With its long history in the region, the humble leek features prominently in the Greek cuisine. You’ll often find it as a trusty sidekick, commonly used in place of or combined with onion to enhance a dish’s flavor and add an earthy sweetness. It makes its way into all kinds of soups, and it tastes great with pulses like beans and lentils.
We also cook leeks with rice (prasorizo), similar in execution to spinach rice, bake them, or cook them in olive oil (ladera), with a light tomato sauce, lemon or even a hearty avgolemono. Prasoselino (πρασοσέληνο), leeks cooked with celery root in olive oil and lemon, is a common winter recipe in Greek monastery cuisine, and prasopita, leek pie, is popular across the country (leeks are also commonly added to many other pies like spanakopita, spinach pie, or hortopita, mixed greens pie, for a touch sweetness).
The vegetable is also cooked with meat or fish in traditional Greek dishes, as a secondary ingredient but also, at times, as the protagonist. Leeks with pork or beef are hearty winter dishes, and you’ll often find them prepared with hake or salt cod in various ways: baked, in a kind of stew or in a casserole. Like the eastern Cretan dish called bakaliaros kentane (μπακαλιάρος κεντανέ), a delicious casserole made with leeks, potatoes and salt cod in a lemony sauce.
I love to cook with leeks, as I find their divine sweetness so comforting. Although they taste great with many ingredients, I prefer to focus on them once in a while, especially when I’m eating less meat and looking to create interesting mains made with simple, seasonal vegetables.
This is my version of prasa ladera (leeks cooked in olive oil). I add other vegetables to amp up the taste and a couple of potatoes to make it more filling. Like so many other Greek dishes, the use of herbs is crucial – here I am using celery fronds (or Chinese celery) – as is plenty of fresh lemon juice. I typically pair it with fresh, warm bread and feta for a hearty vegetarian meal, but it’s so versatile that you can enjoy it in a number of ways: You can keep it vegan by skipping the cheese; you can serve it with steamed rice or pasta; you can combine or serve it with eggs; you can have it as a side for grilled meats, poultry or fish; or you can even use it in salads, sandwiches, tacos and all sort of wraps.
Recipe: Prasa Ladera
For 4 servings
1 kg leeks sliced into 1-inch rounds
2 small onions, chopped
2 garlic cloves, chopped
1 bay leaf
3 carrots, diced
2 small potatoes, peeled and diced
1 sweet red pepper, diced
1 sweet green pepper, diced
½ cup chopped celery fronds or Chinese celery leaves
2 tbsp + 50 ml olive oil
½ cup dry white wine
½ cup water or vegetable stock
½ tsp ground coriander seeds
¼ tsp chili powder (optional)
50 ml lemon juice (or more according to taste)

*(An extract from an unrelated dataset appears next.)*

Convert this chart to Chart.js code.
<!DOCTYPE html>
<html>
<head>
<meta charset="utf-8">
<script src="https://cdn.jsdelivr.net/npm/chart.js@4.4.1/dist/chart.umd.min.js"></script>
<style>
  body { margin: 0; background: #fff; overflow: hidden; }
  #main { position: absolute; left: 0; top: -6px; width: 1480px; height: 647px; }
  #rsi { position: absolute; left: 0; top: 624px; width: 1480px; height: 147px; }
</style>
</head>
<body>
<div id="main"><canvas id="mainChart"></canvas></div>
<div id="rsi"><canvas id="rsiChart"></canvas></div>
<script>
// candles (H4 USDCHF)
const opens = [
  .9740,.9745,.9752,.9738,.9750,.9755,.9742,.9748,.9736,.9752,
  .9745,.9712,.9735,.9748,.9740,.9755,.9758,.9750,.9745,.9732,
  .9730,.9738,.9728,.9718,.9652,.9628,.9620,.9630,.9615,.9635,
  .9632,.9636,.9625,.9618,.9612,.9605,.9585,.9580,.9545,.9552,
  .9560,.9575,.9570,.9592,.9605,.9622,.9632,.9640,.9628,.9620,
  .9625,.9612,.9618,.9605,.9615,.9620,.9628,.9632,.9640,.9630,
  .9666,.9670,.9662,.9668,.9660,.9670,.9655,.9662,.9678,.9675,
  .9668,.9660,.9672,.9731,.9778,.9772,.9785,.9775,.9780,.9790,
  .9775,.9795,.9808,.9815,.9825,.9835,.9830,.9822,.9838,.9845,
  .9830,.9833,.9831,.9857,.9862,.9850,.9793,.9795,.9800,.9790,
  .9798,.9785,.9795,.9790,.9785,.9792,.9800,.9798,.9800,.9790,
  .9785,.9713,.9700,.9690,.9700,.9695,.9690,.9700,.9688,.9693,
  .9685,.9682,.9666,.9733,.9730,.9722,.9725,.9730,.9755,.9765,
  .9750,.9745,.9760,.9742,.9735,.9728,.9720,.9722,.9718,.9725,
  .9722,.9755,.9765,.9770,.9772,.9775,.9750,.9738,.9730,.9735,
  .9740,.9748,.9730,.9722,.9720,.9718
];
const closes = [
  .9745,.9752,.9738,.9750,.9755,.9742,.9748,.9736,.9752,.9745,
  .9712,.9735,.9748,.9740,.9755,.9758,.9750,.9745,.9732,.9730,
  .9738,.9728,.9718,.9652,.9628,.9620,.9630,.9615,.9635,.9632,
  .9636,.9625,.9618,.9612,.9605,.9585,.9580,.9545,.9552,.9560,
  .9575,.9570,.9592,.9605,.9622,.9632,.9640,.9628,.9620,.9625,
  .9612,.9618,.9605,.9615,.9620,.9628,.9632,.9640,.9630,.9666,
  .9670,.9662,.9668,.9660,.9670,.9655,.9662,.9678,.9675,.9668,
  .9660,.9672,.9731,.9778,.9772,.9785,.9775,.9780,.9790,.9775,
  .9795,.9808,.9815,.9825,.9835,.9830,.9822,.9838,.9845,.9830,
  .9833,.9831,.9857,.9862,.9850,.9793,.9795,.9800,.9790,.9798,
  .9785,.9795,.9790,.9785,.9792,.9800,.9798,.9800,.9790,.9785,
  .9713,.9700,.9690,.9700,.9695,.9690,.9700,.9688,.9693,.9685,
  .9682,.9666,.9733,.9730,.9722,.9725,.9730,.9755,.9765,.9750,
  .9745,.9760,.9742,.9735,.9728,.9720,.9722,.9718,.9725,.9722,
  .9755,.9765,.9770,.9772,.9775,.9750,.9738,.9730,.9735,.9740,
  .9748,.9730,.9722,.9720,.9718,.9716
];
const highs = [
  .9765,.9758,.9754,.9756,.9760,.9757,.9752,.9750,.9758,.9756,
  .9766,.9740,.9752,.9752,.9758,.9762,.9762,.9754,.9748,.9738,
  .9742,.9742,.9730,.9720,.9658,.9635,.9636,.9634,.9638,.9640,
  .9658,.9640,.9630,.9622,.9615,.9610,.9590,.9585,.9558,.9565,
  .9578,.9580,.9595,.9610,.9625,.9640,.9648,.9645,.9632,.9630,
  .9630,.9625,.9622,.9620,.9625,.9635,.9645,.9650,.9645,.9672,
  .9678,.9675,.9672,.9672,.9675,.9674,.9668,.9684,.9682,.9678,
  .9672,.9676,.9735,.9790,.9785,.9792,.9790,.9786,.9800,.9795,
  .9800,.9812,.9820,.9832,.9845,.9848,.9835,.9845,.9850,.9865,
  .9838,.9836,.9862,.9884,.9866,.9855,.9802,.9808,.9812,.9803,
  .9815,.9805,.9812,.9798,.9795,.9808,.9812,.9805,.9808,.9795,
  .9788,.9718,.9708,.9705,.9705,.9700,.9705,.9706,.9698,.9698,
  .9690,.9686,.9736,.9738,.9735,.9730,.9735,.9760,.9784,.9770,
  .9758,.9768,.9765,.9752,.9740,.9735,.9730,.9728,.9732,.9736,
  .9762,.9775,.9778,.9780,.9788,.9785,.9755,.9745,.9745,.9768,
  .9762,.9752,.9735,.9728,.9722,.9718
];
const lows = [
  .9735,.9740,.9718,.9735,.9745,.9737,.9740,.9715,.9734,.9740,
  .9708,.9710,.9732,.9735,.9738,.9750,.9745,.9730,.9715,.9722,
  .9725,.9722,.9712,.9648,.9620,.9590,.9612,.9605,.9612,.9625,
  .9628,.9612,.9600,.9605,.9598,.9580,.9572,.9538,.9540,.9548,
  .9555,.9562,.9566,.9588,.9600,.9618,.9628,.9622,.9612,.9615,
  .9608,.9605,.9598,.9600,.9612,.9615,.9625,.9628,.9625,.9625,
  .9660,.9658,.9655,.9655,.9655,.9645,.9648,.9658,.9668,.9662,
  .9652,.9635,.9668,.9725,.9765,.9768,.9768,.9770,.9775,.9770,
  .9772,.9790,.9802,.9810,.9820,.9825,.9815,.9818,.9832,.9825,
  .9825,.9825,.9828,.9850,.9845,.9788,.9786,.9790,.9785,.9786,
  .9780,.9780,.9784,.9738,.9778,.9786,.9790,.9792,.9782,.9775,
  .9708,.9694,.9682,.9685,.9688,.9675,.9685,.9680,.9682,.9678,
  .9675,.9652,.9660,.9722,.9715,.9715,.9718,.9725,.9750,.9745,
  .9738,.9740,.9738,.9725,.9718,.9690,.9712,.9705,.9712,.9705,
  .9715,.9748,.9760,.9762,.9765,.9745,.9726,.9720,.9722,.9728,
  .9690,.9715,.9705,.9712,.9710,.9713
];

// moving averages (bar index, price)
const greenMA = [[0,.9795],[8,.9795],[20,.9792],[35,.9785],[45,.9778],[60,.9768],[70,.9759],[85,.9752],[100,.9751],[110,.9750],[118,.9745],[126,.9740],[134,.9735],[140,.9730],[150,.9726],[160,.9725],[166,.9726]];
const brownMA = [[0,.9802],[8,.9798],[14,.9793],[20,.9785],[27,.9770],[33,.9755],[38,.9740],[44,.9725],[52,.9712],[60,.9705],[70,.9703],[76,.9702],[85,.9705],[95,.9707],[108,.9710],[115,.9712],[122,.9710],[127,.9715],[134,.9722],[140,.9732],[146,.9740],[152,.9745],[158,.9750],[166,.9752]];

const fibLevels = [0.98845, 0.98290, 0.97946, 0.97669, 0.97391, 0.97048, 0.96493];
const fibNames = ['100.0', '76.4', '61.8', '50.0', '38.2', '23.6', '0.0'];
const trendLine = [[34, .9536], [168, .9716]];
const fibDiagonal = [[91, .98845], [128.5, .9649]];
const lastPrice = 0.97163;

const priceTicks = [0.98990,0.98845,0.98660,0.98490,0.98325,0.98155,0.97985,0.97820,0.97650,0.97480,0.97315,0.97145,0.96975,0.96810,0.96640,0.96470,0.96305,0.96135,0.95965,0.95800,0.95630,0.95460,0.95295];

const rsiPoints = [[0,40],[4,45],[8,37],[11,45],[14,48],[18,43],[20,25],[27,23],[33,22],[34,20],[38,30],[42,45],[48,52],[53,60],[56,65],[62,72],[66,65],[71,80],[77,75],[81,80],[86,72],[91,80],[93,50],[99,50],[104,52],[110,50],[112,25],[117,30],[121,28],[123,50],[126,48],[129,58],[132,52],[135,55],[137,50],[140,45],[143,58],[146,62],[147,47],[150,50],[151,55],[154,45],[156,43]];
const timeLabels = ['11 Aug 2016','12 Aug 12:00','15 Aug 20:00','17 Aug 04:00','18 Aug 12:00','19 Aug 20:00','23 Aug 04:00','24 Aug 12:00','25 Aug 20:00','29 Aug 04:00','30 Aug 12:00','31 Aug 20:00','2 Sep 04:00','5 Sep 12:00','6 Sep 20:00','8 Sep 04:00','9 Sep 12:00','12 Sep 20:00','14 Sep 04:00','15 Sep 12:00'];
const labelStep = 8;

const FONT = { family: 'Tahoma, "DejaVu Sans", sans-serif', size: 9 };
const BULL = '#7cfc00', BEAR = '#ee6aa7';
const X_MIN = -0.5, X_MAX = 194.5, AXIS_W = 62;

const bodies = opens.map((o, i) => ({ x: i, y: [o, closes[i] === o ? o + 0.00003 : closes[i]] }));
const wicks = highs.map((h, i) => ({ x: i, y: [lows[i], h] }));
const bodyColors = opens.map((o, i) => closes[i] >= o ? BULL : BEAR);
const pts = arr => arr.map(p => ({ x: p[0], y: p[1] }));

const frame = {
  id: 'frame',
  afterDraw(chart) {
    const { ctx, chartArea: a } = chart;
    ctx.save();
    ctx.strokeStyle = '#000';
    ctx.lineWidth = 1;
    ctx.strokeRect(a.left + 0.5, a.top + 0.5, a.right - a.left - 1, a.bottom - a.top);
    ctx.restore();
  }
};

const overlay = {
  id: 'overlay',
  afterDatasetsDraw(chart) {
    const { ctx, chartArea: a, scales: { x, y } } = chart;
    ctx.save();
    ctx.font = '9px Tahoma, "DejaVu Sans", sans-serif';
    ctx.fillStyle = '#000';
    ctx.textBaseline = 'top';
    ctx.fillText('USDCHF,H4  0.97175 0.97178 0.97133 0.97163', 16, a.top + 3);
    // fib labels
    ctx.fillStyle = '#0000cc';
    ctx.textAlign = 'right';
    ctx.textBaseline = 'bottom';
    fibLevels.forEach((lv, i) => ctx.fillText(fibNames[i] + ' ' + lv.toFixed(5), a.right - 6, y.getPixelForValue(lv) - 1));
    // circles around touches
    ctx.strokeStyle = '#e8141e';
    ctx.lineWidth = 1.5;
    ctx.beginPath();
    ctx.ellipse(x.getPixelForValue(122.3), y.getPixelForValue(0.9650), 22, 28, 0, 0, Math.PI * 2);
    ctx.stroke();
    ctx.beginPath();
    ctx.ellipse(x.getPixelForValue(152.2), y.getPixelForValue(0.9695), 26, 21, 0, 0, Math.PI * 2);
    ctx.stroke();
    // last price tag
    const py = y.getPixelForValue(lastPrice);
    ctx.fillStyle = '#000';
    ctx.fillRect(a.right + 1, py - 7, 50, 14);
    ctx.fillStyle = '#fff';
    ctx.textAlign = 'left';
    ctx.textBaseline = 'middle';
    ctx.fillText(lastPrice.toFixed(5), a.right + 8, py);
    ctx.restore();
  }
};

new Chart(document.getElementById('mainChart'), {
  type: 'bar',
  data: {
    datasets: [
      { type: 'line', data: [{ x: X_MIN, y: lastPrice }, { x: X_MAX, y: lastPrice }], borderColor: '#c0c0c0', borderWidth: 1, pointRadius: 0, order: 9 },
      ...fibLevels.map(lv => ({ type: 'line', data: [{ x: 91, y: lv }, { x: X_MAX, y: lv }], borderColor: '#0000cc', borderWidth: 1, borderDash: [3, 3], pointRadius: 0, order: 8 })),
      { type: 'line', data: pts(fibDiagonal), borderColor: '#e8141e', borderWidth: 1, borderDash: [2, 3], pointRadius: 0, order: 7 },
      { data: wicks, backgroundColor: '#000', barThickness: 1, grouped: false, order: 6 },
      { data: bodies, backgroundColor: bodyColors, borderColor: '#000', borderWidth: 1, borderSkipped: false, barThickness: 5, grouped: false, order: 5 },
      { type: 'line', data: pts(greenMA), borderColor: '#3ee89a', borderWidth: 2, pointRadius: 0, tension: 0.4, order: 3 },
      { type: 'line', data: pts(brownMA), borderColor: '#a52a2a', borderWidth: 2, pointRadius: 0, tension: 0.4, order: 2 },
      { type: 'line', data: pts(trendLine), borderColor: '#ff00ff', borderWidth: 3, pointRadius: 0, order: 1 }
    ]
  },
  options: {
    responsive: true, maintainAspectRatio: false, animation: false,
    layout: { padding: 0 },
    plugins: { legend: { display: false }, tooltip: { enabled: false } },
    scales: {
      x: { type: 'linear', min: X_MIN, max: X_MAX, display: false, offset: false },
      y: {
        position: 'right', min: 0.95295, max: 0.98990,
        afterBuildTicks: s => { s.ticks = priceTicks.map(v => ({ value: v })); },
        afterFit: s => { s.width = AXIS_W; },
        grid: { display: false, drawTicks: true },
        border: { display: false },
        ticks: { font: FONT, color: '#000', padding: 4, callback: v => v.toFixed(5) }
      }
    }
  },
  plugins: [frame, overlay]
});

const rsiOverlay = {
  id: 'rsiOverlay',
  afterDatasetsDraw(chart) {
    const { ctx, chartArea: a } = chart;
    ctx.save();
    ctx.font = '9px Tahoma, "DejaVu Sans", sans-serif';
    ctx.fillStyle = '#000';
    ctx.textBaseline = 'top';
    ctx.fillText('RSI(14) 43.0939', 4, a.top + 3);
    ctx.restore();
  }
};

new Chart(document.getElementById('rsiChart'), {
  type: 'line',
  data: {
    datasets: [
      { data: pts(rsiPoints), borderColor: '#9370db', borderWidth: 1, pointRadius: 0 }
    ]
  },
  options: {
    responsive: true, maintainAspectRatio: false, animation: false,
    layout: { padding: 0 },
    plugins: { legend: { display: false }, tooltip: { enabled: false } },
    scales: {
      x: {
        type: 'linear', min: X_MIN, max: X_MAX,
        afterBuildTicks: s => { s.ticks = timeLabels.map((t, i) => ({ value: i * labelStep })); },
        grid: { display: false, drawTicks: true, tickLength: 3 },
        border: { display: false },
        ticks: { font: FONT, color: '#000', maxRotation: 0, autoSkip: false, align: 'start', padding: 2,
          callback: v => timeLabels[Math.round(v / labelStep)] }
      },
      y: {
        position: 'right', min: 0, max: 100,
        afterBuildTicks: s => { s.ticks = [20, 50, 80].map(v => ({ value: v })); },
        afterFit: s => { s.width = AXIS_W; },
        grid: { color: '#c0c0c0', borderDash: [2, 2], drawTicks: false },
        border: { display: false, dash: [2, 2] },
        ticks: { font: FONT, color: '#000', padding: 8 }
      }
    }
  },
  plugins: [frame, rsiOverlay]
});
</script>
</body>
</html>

Salt and black pepper to taste
Put a large casserole dish on medium high heat. Add 2 tbsp olive oil and sauté the onions until glossy and translucent. Add in the leeks and bay leaf, and season with salt (this will help them lose most of their fluid). Stir gently until they go soft and most of the liquid is evaporated. Add in the carrots, potatoes, peppers and garlic and ground coriander, and stir for about a minute. Pour in the wine, stir and add in the water or vegetable stock. Bring the heat down to medium low, season with salt, black pepper and the chili powder, if using. Cover and gently simmer for about 15-20 minutes, until the potatoes and carrots are done and most of the liquid is absorbed (you may need to keep it simmering uncovered for about 5 minutes if there’s still too much liquid).
Add in the chopped celery fronds and 50 ml of olive oil, stir gently, adjust seasoning if necessary, cover and let simmer at low heat for 5 minutes. Remove from heat, and stir in the lemon juice. Let it stand for 5-10 minutes and serve.